Source code of charts
####

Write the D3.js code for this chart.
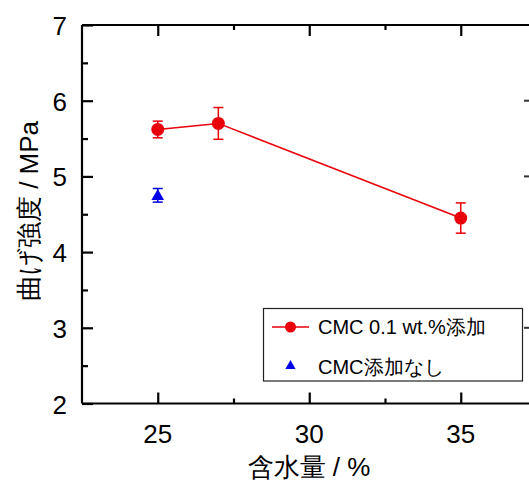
<!DOCTYPE html>
<html>
<head>
<meta charset="utf-8">
<script src="https://cdn.jsdelivr.net/npm/d3@7"></script>
<style>
body { margin:0; background:#fff; }
svg text { font-family: "Liberation Sans", Arial, sans-serif; fill:#000; }
</style>
</head>
<body>
<svg width="529" height="481"></svg>
<script>
// data
var cmcX = [25, 27, 35];
var cmcY = [5.62, 5.70, 4.45];
var cmcErr = [0.11, 0.21, 0.2];
var noneX = [25];
var noneY = [4.75];
var noneErr = [0.09];
var xTicks = [25, 30, 35];
var yTicks = [2, 3, 4, 5, 6, 7];
var legendLabels = ["CMC 0.1 wt.%添加", "CMC添加なし"];

var svg = d3.select("svg");
var left = 82, topY = 25, bottom = 403.5;
var x = d3.scaleLinear().domain([22.5, 40]).range([left, left + 17.5 * 30.3]);
var y = d3.scaleLinear().domain([2, 7]).range([bottom, topY]);

var g = svg.append("g");

// frame (left, bottom, top); right side is cut off
g.append("line").attr("x1", left).attr("x2", left).attr("y1", topY).attr("y2", bottom)
	.attr("stroke", "#000").attr("stroke-width", 2.2);
g.append("line").attr("x1", left).attr("x2", 529).attr("y1", bottom).attr("y2", bottom)
	.attr("stroke", "#000").attr("stroke-width", 2.2);
g.append("line").attr("x1", left).attr("x2", 529).attr("y1", topY).attr("y2", topY)
	.attr("stroke", "#000").attr("stroke-width", 2.2);

// axes with inward ticks
var xAxis = d3.axisTop(x).tickValues(xTicks).tickSize(11).tickFormat("");
var xMinor = d3.axisTop(x).tickValues([27.5, 32.5, 37.5]).tickSize(5).tickFormat("");
var xTop = d3.axisBottom(x).tickValues(xTicks).tickSize(11).tickFormat("");
var xTopMinor = d3.axisBottom(x).tickValues([27.5, 32.5, 37.5]).tickSize(5).tickFormat("");
var yAxis = d3.axisRight(y).tickValues(yTicks).tickSize(11).tickFormat("");
var yMinor = d3.axisRight(y).tickValues([2.5, 3.5, 4.5, 5.5, 6.5]).tickSize(6).tickFormat("");

[[xAxis, "translate(0," + bottom + ")"], [xMinor, "translate(0," + bottom + ")"],
 [xTop, "translate(0," + topY + ")"], [xTopMinor, "translate(0," + topY + ")"],
 [yAxis, "translate(" + left + ",0)"], [yMinor, "translate(" + left + ",0)"]].forEach(function(a){
	var ax = g.append("g").attr("transform", a[1]).call(a[0]);
	ax.select(".domain").remove();
	ax.selectAll("line").attr("stroke", "#000").attr("stroke-width", 2.2);
});

// tick labels
g.selectAll(".xl").data(xTicks).enter().append("text")
	.attr("x", function(d){ return x(d); }).attr("y", 443)
	.attr("text-anchor", "middle").style("font-size", "26px").text(function(d){ return d; });
g.selectAll(".yl").data(yTicks).enter().append("text")
	.attr("x", 67).attr("y", function(d){ return y(d) + 10; })
	.attr("text-anchor", "end").style("font-size", "26px").text(function(d){ return d; });

// axis titles
svg.append("text").attr("x", 309).attr("y", 476).attr("text-anchor", "middle")
	.style("font-size", "26px").text("含水量 / %");
svg.append("text").attr("transform", "translate(38,211) rotate(-90)").attr("text-anchor", "middle")
	.style("font-size", "26px").text("曲げ強度 / MPa");

var red = "#e8000b", blue = "#0000e6";

// red series
var line = d3.line().x(function(d){ return x(d[0]); }).y(function(d){ return y(d[1]); });
g.append("path").datum(d3.zip(cmcX, cmcY)).attr("d", line)
	.attr("fill", "none").attr("stroke", red).attr("stroke-width", 1.5);

function errorBars(xs, ys, es, col){
	xs.forEach(function(xv, i){
		var cx = x(xv), y1 = y(ys[i] + es[i]), y2 = y(ys[i] - es[i]);
		g.append("line").attr("x1", cx).attr("x2", cx).attr("y1", y1).attr("y2", y2)
			.attr("stroke", col).attr("stroke-width", 1.5);
		[y1, y2].forEach(function(yy){
			g.append("line").attr("x1", cx - 5).attr("x2", cx + 5).attr("y1", yy).attr("y2", yy)
				.attr("stroke", col).attr("stroke-width", 1.5);
		});
	});
}
errorBars(cmcX, cmcY, cmcErr, red);
errorBars(noneX, noneY, noneErr, blue);

g.selectAll(".rp").data(d3.zip(cmcX, cmcY)).enter().append("circle")
	.attr("cx", function(d){ return x(d[0]); }).attr("cy", function(d){ return y(d[1]); })
	.attr("r", 6.5).attr("fill", red);

var tri = d3.symbol().type(d3.symbolTriangle).size(70);
g.selectAll(".bp").data(d3.zip(noneX, noneY)).enter().append("path")
	.attr("d", tri)
	.attr("transform", function(d){ return "translate(" + x(d[0]) + "," + (y(d[1]) + 1) + ")"; })
	.attr("fill", blue);

// legend
var lg = svg.append("g");
lg.append("rect").attr("x", 263.5).attr("y", 308.5).attr("width", 259).attr("height", 72.5)
	.attr("fill", "#fff").attr("stroke", "#222").attr("stroke-width", 1.2);
lg.append("line").attr("x1", 272).attr("x2", 309).attr("y1", 327).attr("y2", 327)
	.attr("stroke", red).attr("stroke-width", 1.5);
lg.append("circle").attr("cx", 290.5).attr("cy", 327).attr("r", 5.5).attr("fill", red);
lg.append("path").attr("d", d3.symbol().type(d3.symbolTriangle).size(45))
	.attr("transform", "translate(290.5,366)").attr("fill", blue);
lg.selectAll(".lt").data(legendLabels).enter().append("text")
	.attr("x", 318).attr("y", function(d, i){ return 334 + i * 40; })
	.style("font-size", "20px").text(function(d){ return d; });

// edge of the neighbouring figure, cut off at the right
svg.selectAll(".nb").data([3, 5, 6]).enter().append("line")
	.attr("x1", 524).attr("x2", 529)
	.attr("y1", function(d){ return y(d); }).attr("y2", function(d){ return y(d); })
	.attr("stroke", "#333").attr("stroke-width", 2);
</script>
</body>
</html>
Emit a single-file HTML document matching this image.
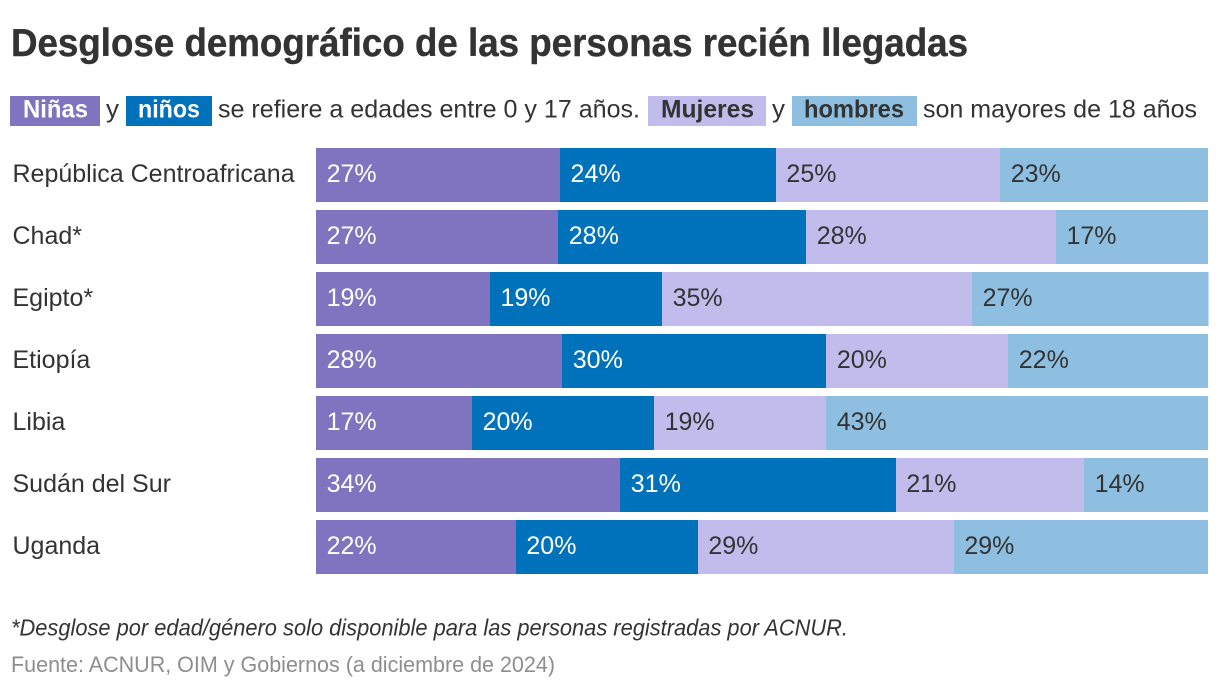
<!DOCTYPE html>
<html lang="es">
<head>
<meta charset="utf-8">
<title>Desglose demográfico de las personas recién llegadas</title>
<style>
html,body{margin:0;padding:0;background:#fff;width:1220px;height:688px;overflow:hidden}
svg{display:block}
text{font-family:"Liberation Sans",sans-serif;fill:#333}
</style>
</head>
<body>
<svg id="chart" width="1220" height="688" viewBox="0 0 1220 688" xmlns="http://www.w3.org/2000/svg">
  <text x="11" y="56" font-size="38.5" font-weight="700" stroke="#333" stroke-width="0.4" textLength="957" lengthAdjust="spacingAndGlyphs">Desglose demográfico de las personas recién llegadas</text>

  <g font-size="25">
    <rect x="10" y="96" width="90" height="30" fill="#8073bf"/>
    <text x="23" y="117.5" font-weight="700" style="fill:#fff" textLength="65" lengthAdjust="spacingAndGlyphs">Niñas</text>
    <text x="106" y="117.5" textLength="13" lengthAdjust="spacingAndGlyphs">y</text>
    <rect x="126" y="96" width="86" height="30" fill="#0072bc"/>
    <text x="138" y="117.5" font-weight="700" style="fill:#fff" textLength="62" lengthAdjust="spacingAndGlyphs">niños</text>
    <text x="218" y="117.5" textLength="422" lengthAdjust="spacingAndGlyphs">se refiere a edades entre 0 y 17 años.</text>
    <rect x="648" y="96" width="118" height="30" fill="#c2bcec"/>
    <text x="661" y="117.5" font-weight="700" textLength="93" lengthAdjust="spacingAndGlyphs">Mujeres</text>
    <text x="772" y="117.5" textLength="13" lengthAdjust="spacingAndGlyphs">y</text>
    <rect x="792" y="96" width="125" height="30" fill="#8ebfe0"/>
    <text x="804" y="117.5" font-weight="700" textLength="100" lengthAdjust="spacingAndGlyphs">hombres</text>
    <text x="923" y="117.5" textLength="274" lengthAdjust="spacingAndGlyphs">son mayores de 18 años</text>
  </g>

  <g id="rows"></g>

  <text x="11" y="635.5" font-size="23" font-style="italic" textLength="837" lengthAdjust="spacingAndGlyphs">*Desglose por edad/género solo disponible para las personas registradas por ACNUR.</text>
  <text x="11" y="672" font-size="22" style="fill:#8e8e8e" textLength="544" lengthAdjust="spacingAndGlyphs">Fuente: ACNUR, OIM y Gobiernos (a diciembre de 2024)</text>
</svg>

<script>
const categories = ["República Centroafricana", "Chad*", "Egipto*", "Etiopía", "Libia", "Sudán del Sur", "Uganda"];
const ninas   = [27.35, 27.15, 19.49, 27.6, 17.49, 34.1, 22.4];
const ninos   = [24.2, 27.8, 19.3, 29.6, 20.4, 30.9, 20.4];
const mujeres = [25.15, 28.0, 34.75, 20.4, 19.3, 21.1, 28.7];
const hombres = [23.3, 17.05, 26.5, 22.4, 42.81, 13.9, 28.5];
const seriesNames = ["ninas", "ninos", "mujeres", "hombres"];

const SVG_NS = "http://www.w3.org/2000/svg";
const seriesValues = [ninas, ninos, mujeres, hombres];
const seriesFill = ["#8073bf", "#0072bc", "#c2bcec", "#8ebfe0"];
const labelFill = ["#ffffff", "#ffffff", "#333333", "#333333"];
const plotLeft = 316, plotWidth = 892, rowTop = 148, rowStep = 62, barHeight = 54;

function xScale(v) { return plotLeft + v / 100 * plotWidth; }
function yBand(i) { return rowTop + i * rowStep; }

const rowsGroup = document.getElementById("rows");

categories.forEach(function (cat, i) {
  const y = yBand(i);

  const row = document.createElementNS(SVG_NS, "g");
  
  
  rowsGroup.appendChild(row);

  const catLabel = document.createElementNS(SVG_NS, "text");
  
  
  catLabel.setAttribute("x", 12.5);
  catLabel.setAttribute("y", y + 34);
  catLabel.setAttribute("font-size", 25);
  catLabel.textContent = cat;
  row.appendChild(catLabel);

  let cum = 0;
  seriesValues.forEach(function (arr, s) {
    const v = arr[i];
    const x0 = xScale(cum);
    const x1 = xScale(cum + v);
    cum += v;

    const bar = document.createElementNS(SVG_NS, "rect");
    
    
    bar.setAttribute("x", x0);
    bar.setAttribute("y", y);
    bar.setAttribute("width", x1 - x0);
    bar.setAttribute("height", barHeight);
    bar.setAttribute("fill", seriesFill[s]);
    bar.setAttribute("shape-rendering", "crispEdges");
    row.appendChild(bar);

    const val = document.createElementNS(SVG_NS, "text");
    
    
    val.setAttribute("x", x0 + 10.6);
    val.setAttribute("y", y + 34);
    val.setAttribute("font-size", 25);
    val.style.fill = labelFill[s];
    val.textContent = Math.round(v) + "%";
    row.appendChild(val);
  });
});
</script>
</body>
</html>
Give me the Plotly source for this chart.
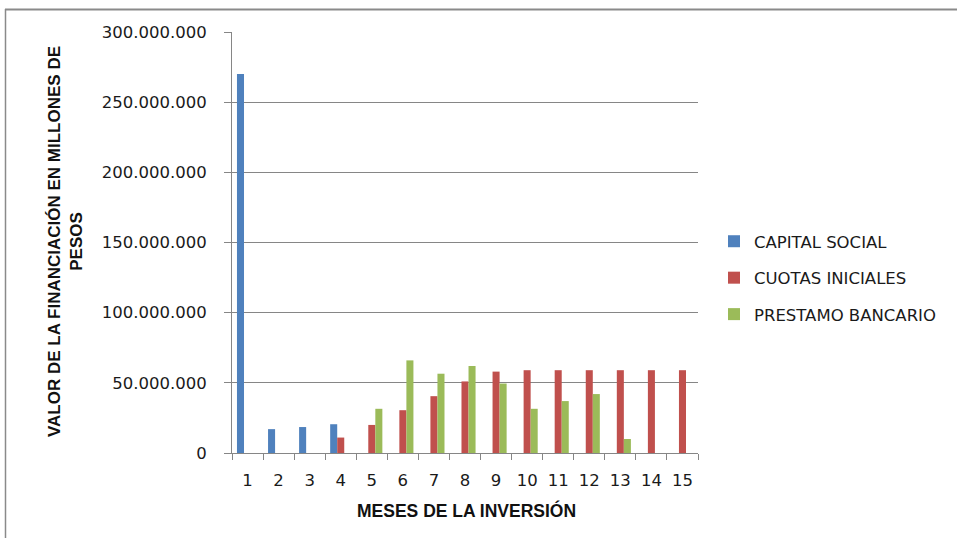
import plotly.graph_objects as go

months = [str(m) for m in range(1, 16)]
capital_social = [270_000_000, 17_000_000, 18_500_000, 20_500_000] + [None] * 11
cuotas_iniciales = [None, None, None, 11_000_000, 20_000_000, 30_500_000, 40_500_000,
                    51_000_000, 58_000_000, 59_000_000, 59_000_000, 59_000_000,
                    59_000_000, 59_000_000, 59_000_000]
prestamo_bancario = [None, None, None, None, 31_500_000, 66_000_000, 56_500_000,
                     62_000_000, 49_500_000, 31_500_000, 37_000_000, 42_000_000,
                     10_000_000, None, None]

series = [
    ("CAPITAL SOCIAL", capital_social, "#4F81BD"),
    ("CUOTAS INICIALES", cuotas_iniciales, "#C0504D"),
    ("PRESTAMO BANCARIO", prestamo_bancario, "#9BBB59"),
]

FONT = "DejaVu Sans, Liberation Sans, Arial, sans-serif"
TITLE_FONT = "Liberation Sans, Arial, sans-serif"
TEXT = "#1a1a1a"

fig = go.Figure()
for i, (name, vals, color) in enumerate(series):
    fig.add_trace(go.Bar(
        x=months, y=vals, name=name, marker_color=color,
        marker_line_width=0, legendgroup=f"g{i}",
    ))

# plot-area pixel geometry (957x538 canvas)
L, R, T, B = 232, 698, 32, 453
W, H = R - L, B - T

def px_x(p):
    return (p - L) / W

def px_y(p):
    return (B - p) / H

fig.update_layout(
    width=957, height=538,
    margin=dict(l=L, r=957 - R, t=T, b=538 - B),
    paper_bgcolor="white", plot_bgcolor="white",
    barmode="group", bargap=0.32, bargroupgap=0,
    separators=",.",
    font=dict(family=FONT, size=15, color=TEXT),
    showlegend=True,
    legend=dict(
        x=px_x(714), y=px_y(224), xanchor="left", yanchor="top",
        font=dict(family=FONT, size=16.5, color=TEXT),
        tracegroupgap=12, bgcolor="rgba(0,0,0,0)",
    ),
    xaxis=dict(
        type="category", range=[-0.5, 14.5],
        showline=True, linecolor="#868686", linewidth=1,
        ticks="outside", tickson="boundaries", ticklen=6, tickcolor="#868686",
        tickfont=dict(family=FONT, size=16.5, color=TEXT),
        ticklabelstandoff=12,
        showgrid=False, fixedrange=True,
    ),
    yaxis=dict(
        range=[0, 300_000_000], dtick=50_000_000, tickformat=",d",
        showline=True, linecolor="#868686", linewidth=1,
        ticks="outside", ticklen=7, tickcolor="#868686",
        showgrid=True, gridcolor="#868686", gridwidth=1,
        tickfont=dict(family=FONT, size=16.5, color=TEXT),
        ticklabelstandoff=14,
        zeroline=False, fixedrange=True,
    ),
)

# axis titles
fig.add_annotation(
    text="<b>VALOR DE LA FINANCIACIÓN EN MILLONES DE<br>PESOS</b>",
    xref="paper", yref="paper", x=px_x(65), y=px_y(242),
    xanchor="center", yanchor="middle",
    textangle=-90, showarrow=False,
    font=dict(family=TITLE_FONT, size=17, color="#111111"),
)
fig.add_annotation(
    text="<b>MESES DE LA INVERSIÓN</b>",
    xref="paper", yref="paper", x=px_x(466), y=px_y(510),
    xanchor="center", yanchor="middle",
    showarrow=False,
    font=dict(family=TITLE_FONT, size=17.5, color="#111111"),
)

# outer chart frame
fig.add_shape(type="line", xref="paper", yref="paper",
              x0=px_x(5), x1=px_x(960), y0=px_y(9.5), y1=px_y(9.5),
              line=dict(color="#8a8a8a", width=2))
fig.add_shape(type="line", xref="paper", yref="paper",
              x0=px_x(5.5), x1=px_x(5.5), y0=px_y(9), y1=px_y(540),
              line=dict(color="#8a8a8a", width=1.5))

fig.write_html("out.html")
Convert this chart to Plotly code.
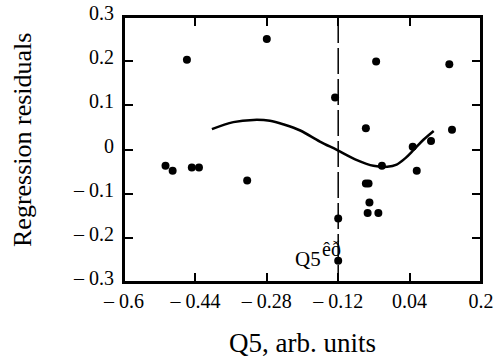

####

**Brief:**
Leave out the pictures, and copy only the lines from the one holding "Emit a single-file" through the one holding "personas recién llegadas</text>", exactly as written.

**Full answer:**
Emit a single-file HTML document matching this image.
<!DOCTYPE html>
<html lang="es">
<head>
<meta charset="utf-8">
<title>Desglose demográfico de las personas recién llegadas</title>
<style>
html,body{margin:0;padding:0;background:#fff;width:1220px;height:688px;overflow:hidden}
svg{display:block}
text{font-family:"Liberation Sans",sans-serif;fill:#333}
</style>
</head>
<body>
<svg id="chart" width="1220" height="688" viewBox="0 0 1220 688" xmlns="http://www.w3.org/2000/svg">
  <text x="11" y="56" font-size="38.5" font-weight="700" stroke="#333" stroke-width="0.4" textLength="957" lengthAdjust="spacingAndGlyphs">Desglose demográfico de las personas recién llegadas</text>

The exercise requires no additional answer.